Human Rights Watch believes, based on interviews with victims, their lawyers, and jurists, that the delays in hearing the cases are largely the result of political pressure. That is especially likely to be true in cases in which the president and other government officials endorsed the convictions when they were originally handed down. Human Rights Watch conducted research missions to Ecuador in October 2014 and March 2015, and has also reviewed official documentation in all cases – including official summaries of judicial hearings, testimonies, and judicial rulings.

“These groundless terrorism and sabotage convictions exemplify the government’s use of repressive legislation against its critics,” Vivanco said. “These charges should never have been brought, and there is no legal justification for failing to grant the defendants hearing dates so these unjust convictions can be overturned.”

Cases Documented by Human Rights Watch

The ‘Luluncoto 10’
In February 2013, a court sentenced 10 people known as the “Luluncoto 10” to a year each in prison for attempted terrorism. In a government-sponsored video shown during one of Correa’s Saturday TV shows in October of that year, the administration referred to the case, saying that “the justice [system] had done its job justly and in conformity with legal norms.”

The accused were arrested in March 2012 while holding a planning meeting for a peaceful public protest. With the exception of one who was pregnant and placed under house arrest for three months, they were held in pretrial detention for several months. The only evidence against them consisted of personal belongings like innocuous books, t-shirts, and music found in their homes, a defense attorney told Human Rights Watch.

Seven of the ten were released in December 2012, when their lawyers brought a successful habeas corpus motion, but they can still be returned to prison to serve the remaining few months of their sentence if their appeal is not successful. Two others were released in March 2013 after completing their sentences.

In December 2013, an appeals court upheld the convictions. In January 2014, the accused filed another appeal. But 18 months later, and despite the new law coming into force, the National Court of Justice has yet to set a date for a hearing. By law such appeals (called recurso de casación) should be heard in less than a month.

Ecuador TV Case
In March 2014, María Alejandra Cevallos, a university student, was sentenced to four years in prison for sabotage. The sabotage case was brought by José Serrano, justice minister at the time, and the public television channel, Ecuador TV.

Cevallos was accused of forcibly entering the offices of Ecuador TV during a police mutiny on September 30, 2010, which the Ecuadorian government labeled an attempted coup. Cevallos told Human Rights Watch that she and other protesters went to the station to demand an opportunity to speak to the public, given that the government had ordered all the other stations to transmit only government programming.

Cevallos said the building doors were open when she got to the TV channel and she was invited by the host of the show that was airing at the time to participate. On TV, Cevallos asked Correa to “take citizens into account” and said that the police revolt was an example of citizens’ disagreement with the government.

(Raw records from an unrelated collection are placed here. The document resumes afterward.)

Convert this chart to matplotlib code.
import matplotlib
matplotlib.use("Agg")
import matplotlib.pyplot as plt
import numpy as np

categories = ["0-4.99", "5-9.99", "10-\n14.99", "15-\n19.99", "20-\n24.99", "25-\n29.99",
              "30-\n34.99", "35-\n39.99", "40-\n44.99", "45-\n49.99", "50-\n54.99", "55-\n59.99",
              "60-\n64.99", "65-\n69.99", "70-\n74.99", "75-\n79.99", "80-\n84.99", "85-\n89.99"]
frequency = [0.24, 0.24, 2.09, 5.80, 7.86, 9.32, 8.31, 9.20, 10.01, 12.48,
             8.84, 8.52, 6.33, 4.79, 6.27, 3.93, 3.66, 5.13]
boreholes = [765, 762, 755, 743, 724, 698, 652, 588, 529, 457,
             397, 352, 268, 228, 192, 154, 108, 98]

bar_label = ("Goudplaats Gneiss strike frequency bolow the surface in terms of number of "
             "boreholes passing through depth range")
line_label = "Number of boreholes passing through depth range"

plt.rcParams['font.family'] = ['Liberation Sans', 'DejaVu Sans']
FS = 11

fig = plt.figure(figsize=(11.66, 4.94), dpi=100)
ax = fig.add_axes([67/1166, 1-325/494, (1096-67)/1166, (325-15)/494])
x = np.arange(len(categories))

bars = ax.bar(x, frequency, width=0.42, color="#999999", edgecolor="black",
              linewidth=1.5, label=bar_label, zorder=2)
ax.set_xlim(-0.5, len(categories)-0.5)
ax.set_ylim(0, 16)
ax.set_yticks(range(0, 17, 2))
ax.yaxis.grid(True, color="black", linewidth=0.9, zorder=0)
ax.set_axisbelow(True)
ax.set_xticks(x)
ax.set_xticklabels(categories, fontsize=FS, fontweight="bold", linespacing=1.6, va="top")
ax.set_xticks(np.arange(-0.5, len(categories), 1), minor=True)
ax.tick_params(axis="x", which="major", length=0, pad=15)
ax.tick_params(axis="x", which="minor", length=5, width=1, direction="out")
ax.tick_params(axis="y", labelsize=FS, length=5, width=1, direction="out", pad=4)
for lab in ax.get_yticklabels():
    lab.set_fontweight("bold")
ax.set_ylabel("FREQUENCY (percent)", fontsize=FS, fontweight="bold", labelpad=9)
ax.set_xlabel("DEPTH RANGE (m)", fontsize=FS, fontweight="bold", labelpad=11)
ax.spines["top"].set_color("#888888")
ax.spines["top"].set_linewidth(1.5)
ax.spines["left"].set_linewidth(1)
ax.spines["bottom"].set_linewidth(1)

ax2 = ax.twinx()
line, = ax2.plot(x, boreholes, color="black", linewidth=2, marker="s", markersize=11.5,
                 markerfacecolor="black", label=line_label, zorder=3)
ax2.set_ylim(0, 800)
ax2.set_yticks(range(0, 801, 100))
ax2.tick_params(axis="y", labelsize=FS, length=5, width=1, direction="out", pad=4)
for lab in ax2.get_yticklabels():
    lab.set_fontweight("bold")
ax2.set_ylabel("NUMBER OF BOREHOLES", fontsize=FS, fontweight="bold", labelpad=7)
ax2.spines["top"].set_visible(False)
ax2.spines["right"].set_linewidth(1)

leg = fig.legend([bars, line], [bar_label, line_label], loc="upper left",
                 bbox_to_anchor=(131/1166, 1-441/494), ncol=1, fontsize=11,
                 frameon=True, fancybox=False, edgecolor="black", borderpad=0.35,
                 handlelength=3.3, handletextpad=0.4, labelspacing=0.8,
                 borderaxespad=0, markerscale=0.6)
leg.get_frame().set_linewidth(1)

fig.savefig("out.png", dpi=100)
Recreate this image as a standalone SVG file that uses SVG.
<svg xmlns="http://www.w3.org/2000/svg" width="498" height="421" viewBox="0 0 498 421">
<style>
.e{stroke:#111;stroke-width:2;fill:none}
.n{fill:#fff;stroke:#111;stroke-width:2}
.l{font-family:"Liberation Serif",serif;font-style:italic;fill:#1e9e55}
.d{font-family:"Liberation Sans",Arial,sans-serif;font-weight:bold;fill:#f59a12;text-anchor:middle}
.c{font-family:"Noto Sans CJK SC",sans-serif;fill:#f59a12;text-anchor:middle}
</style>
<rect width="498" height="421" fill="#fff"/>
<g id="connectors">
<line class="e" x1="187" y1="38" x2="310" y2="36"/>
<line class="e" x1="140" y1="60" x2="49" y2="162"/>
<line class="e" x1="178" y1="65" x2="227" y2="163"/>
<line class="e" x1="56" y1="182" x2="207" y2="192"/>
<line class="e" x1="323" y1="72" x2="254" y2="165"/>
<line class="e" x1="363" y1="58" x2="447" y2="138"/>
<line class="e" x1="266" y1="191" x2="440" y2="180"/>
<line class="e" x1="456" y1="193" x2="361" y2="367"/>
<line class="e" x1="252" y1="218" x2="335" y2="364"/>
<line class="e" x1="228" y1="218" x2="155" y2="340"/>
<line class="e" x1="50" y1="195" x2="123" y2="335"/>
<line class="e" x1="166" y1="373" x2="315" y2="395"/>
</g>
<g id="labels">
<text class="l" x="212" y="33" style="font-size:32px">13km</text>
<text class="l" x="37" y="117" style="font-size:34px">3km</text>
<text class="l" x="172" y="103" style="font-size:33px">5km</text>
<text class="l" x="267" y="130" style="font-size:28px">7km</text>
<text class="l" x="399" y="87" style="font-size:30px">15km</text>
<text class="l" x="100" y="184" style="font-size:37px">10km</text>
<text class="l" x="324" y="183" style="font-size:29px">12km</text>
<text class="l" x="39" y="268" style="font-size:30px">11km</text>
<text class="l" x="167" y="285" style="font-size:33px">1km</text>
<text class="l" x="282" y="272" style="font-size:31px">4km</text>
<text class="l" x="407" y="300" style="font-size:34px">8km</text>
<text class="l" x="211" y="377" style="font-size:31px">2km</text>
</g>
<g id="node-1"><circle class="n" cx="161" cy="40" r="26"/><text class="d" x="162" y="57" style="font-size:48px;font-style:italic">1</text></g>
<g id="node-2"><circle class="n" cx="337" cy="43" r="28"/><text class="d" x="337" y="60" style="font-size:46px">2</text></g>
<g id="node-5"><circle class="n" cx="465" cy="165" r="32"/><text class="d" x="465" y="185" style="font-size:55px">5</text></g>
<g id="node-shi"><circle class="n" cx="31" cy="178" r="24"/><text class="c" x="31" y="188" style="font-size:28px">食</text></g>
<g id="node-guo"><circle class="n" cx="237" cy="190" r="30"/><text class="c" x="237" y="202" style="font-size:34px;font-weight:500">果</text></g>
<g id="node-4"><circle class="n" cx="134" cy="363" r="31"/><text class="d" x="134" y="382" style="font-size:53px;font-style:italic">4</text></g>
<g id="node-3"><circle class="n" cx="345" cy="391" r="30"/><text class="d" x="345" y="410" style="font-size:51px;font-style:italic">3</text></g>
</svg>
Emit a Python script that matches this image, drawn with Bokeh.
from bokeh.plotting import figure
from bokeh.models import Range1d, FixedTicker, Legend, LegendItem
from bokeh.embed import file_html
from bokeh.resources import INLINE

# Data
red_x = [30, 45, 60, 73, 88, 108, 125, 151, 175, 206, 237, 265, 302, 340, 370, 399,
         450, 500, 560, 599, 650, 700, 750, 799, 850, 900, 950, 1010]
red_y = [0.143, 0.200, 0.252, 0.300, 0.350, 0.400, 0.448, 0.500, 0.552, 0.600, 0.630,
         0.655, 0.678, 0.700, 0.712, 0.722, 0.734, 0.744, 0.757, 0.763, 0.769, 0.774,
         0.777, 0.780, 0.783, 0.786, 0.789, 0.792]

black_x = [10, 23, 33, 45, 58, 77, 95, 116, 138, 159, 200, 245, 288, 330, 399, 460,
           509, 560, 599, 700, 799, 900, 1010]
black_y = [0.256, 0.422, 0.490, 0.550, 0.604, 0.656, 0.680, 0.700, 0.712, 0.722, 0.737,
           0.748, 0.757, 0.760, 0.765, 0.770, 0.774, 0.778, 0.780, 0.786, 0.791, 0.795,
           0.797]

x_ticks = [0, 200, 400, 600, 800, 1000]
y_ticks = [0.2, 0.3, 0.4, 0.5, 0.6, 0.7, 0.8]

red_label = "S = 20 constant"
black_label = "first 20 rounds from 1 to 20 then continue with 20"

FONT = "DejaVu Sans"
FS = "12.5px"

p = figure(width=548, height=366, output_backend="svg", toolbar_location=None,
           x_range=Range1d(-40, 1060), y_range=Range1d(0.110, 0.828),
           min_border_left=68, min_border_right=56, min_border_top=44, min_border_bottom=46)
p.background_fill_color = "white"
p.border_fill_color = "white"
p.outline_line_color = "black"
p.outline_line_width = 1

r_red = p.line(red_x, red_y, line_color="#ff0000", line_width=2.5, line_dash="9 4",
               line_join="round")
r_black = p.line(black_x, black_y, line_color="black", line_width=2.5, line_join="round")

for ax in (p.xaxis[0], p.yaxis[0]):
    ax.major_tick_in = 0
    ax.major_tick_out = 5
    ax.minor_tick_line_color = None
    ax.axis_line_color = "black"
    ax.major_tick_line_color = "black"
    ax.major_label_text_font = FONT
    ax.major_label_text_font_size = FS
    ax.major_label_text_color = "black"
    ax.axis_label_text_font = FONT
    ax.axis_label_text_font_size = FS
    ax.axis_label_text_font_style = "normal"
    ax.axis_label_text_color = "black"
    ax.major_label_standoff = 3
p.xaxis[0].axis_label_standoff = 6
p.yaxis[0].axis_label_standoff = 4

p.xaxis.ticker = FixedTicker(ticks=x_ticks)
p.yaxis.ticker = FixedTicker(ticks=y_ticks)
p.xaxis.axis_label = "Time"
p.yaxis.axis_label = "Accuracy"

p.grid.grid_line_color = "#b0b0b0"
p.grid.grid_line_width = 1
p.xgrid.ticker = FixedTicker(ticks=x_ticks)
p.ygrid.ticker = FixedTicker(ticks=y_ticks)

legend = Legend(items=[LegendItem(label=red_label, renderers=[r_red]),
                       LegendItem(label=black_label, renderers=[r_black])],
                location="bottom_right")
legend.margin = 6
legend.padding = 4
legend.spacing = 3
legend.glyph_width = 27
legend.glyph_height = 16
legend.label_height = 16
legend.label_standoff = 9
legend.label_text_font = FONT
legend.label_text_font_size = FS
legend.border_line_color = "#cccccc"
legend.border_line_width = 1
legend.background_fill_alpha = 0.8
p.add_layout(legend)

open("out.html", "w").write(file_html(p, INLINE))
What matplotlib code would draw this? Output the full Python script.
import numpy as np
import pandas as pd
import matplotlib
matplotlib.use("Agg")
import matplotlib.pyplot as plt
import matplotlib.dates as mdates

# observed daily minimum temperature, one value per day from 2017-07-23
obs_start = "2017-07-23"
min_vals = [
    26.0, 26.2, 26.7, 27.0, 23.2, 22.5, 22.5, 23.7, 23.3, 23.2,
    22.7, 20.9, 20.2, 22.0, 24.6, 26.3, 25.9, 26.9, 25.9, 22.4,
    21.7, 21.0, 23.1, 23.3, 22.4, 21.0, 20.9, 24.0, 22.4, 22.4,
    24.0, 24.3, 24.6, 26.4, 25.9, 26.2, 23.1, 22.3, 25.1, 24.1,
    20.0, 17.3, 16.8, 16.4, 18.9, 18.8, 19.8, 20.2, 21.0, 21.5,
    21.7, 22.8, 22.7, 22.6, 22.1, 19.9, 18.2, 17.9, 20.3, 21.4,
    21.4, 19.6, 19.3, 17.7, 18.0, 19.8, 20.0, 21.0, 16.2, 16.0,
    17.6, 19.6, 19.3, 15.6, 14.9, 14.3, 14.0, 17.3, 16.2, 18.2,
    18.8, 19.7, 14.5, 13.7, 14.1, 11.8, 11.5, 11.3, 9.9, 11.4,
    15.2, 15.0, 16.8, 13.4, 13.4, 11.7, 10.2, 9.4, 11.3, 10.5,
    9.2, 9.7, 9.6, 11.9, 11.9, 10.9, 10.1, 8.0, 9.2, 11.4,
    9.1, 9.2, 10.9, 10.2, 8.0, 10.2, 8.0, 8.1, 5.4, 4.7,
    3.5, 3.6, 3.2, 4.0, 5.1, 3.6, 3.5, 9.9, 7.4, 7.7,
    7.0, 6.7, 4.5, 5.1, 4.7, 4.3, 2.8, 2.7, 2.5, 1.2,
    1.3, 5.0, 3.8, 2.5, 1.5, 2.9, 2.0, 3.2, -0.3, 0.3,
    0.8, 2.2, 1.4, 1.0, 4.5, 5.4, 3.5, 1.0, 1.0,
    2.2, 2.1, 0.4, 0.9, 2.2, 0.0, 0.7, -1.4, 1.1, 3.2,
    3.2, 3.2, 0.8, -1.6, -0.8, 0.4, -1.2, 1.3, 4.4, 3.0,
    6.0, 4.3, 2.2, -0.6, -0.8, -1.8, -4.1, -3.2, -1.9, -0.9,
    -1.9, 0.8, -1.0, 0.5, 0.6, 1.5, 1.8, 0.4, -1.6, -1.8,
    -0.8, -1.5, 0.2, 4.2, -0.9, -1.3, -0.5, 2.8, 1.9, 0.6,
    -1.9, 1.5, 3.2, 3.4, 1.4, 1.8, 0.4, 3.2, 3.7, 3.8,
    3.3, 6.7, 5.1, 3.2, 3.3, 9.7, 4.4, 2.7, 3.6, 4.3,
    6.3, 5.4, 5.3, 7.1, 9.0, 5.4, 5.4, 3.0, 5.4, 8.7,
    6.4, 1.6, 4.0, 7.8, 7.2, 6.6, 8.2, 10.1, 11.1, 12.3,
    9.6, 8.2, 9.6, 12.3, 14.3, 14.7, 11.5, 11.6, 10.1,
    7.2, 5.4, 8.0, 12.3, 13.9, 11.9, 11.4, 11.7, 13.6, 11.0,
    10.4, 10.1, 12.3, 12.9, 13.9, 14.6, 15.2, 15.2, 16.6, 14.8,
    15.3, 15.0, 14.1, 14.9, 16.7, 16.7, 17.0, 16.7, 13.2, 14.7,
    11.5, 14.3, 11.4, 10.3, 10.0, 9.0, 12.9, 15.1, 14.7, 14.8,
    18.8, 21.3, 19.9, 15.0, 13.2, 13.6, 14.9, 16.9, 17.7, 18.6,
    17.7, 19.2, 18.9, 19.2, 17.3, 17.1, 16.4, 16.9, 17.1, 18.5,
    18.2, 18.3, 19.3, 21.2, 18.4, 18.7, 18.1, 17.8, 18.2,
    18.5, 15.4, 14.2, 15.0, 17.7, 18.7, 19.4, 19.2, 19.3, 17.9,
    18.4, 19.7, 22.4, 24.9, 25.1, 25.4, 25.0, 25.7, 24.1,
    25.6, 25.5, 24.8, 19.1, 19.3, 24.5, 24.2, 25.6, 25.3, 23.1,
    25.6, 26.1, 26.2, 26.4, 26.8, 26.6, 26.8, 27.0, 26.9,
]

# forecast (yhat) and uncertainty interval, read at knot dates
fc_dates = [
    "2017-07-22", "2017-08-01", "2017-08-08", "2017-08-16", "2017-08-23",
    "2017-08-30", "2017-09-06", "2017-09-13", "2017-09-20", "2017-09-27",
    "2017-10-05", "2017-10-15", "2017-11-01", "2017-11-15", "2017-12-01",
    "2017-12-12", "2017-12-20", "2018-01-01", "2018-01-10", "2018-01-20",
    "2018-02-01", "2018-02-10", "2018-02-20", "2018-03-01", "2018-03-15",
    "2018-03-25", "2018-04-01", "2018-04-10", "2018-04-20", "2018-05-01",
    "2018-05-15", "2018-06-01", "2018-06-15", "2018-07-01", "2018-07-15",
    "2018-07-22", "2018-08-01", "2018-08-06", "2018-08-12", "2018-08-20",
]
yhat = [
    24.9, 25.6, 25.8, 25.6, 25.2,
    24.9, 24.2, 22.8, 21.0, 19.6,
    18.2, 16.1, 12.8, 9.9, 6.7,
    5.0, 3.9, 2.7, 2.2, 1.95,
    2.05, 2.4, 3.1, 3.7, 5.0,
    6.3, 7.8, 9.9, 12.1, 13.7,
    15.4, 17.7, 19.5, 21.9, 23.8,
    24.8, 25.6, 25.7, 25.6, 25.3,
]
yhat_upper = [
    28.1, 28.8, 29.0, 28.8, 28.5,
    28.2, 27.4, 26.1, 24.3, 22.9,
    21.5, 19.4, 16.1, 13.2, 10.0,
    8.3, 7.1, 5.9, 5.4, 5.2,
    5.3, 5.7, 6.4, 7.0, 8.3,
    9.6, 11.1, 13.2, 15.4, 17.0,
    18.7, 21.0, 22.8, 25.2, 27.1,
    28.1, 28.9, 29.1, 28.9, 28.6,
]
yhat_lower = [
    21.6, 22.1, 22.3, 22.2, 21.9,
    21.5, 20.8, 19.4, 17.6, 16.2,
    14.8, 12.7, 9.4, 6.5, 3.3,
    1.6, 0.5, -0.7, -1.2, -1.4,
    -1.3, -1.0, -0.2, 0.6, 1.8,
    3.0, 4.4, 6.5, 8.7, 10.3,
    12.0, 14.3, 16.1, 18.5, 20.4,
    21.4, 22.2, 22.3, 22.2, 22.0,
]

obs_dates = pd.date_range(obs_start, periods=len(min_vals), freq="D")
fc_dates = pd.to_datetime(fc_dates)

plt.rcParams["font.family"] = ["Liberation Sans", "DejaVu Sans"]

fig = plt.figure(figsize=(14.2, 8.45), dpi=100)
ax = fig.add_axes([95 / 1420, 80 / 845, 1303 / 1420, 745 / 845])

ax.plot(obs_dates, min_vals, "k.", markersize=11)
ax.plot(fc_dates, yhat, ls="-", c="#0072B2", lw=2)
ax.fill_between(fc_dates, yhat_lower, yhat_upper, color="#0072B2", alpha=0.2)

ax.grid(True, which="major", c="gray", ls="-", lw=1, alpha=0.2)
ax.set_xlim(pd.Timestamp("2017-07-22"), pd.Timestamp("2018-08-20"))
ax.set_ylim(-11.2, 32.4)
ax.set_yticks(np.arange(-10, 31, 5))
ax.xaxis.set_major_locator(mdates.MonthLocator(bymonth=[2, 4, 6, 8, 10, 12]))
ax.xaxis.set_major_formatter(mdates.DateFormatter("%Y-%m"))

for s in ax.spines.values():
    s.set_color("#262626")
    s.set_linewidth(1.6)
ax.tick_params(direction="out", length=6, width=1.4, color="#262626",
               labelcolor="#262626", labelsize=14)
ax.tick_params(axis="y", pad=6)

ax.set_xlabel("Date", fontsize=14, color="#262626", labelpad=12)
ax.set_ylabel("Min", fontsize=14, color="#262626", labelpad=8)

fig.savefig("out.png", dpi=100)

Six others were convicted of sabotage in the same case, including another student who was sentenced to two years as an accomplice because “with his applause he externalized his general agreement with the [group’s] actions.”

In June 2014, Cevallos appealed her conviction, but, despite the change of the law in her favor since then, she waited for over a year for the National Court of Justice to set a date for the appeal hearing. Under Ecuadorian law, her appeal should also have been heard in less than a month.

In July 2015, Correa pardoned Cevallos and another protester convicted in the case, in exchange for them publicly accepting responsibility for the crimes, which they told Human Rights Watch they had not committed. 

Mery Zamora
In June 2013, Mery Zamora, a teacher, was sentenced to eight years in prison for sabotage.

The court held that Zamora had incited students from a public school to participate in a protest on September 30, 2010, interrupting classes and thus, according to the court, interfering with delivery of a public service. In June 2014, the Supreme Court held that Zamora’s acts did not constitute sabotage, and overturned the conviction.

Soon after, Correa said that the court’s decision to overturn the conviction was “very serious” and that, if judges had ruled that no crime had been committed, “competent authorities” would have to sanction them.

In a move that appeared to be a response to Correa’s intervention, the attorney general days later filed an “extraordinary appeal” (acción extraordinaria de protección) before the Constitutional Court, even though the  Supreme Court’s acquittal had been final under Ecuadorian law.

The “extraordinary appeal” process was created to protect victims of abuses by authorities, not to give the government an additional opportunity to challenge decisions in favor of defendants such as Zamora, legal experts told Human Rights Watch. As of this writing, despite the new law, the attorney general has not dropped the case and the court has not ruled.

Pepe Acacho
In August 2013, a court sentenced Pepe Acacho, a Shuar indigenous leader, to 12 years in prison for terrorism.

A prosecutor accused Acacho of using several radio stations, including a community radio station he directed, to incite demonstrators to take to the streets with spears and bottles with poison to protest a government-sponsored mining law. The court found that Acacho had incited others to participate in violent protests in September 2009 in the city of Macas in the Ecuadorian Amazon, in which several members of the Shuar community and 38 police officers were injured, and a teacher was killed. He was sentenced to 12 years in prison for terrorism.

Acacho told Human Rights Watch that he had only called for peaceful demonstrations and the courts had mistranslated and misrepresented his message in Shuar, his indigenous language. Acacho said that the spears carried by the demonstrators are symbolic to the Shuar people and were not intended for use as weapons. There had been minor incidents, but he said that wide-scale violence erupted only after the police used excessive force to disperse the demonstration. 

After he was convicted, Correa said during one of his Saturday TV shows that Acacho’s “irresponsibility” had led to the violence and the teacher’s death. Correa conceded that the 12-year sentence might be excessive, but defended the conviction saying that “in any civilized country this is a crime, and this type of crime exists.”

Acacho’s defense lawyer appealed, asking the courts to apply the new criminal code in his case. However, in October 2014, an appeals court refused to re-examine whether Acacho’s acts would be considered terrorism under the new code’s definition. Notwithstanding that violent acts occurred, for which those responsible can and should be held accountable, the charges of terrorism against Acacho were based on an overly broad and vague definition, which the National Assembly subsequently narrowed. Instead of taking the new definition into consideration, the court upheld the conviction, contending that the new code was not applicable to the case because the sentences for terrorism under the new law are harsher than under the old one.

In October, Acacho appealed the conviction again and has been waiting seven months for the National Court of Justice to set a date for a hearing, which under Ecuadorian law should be heard in less than a month.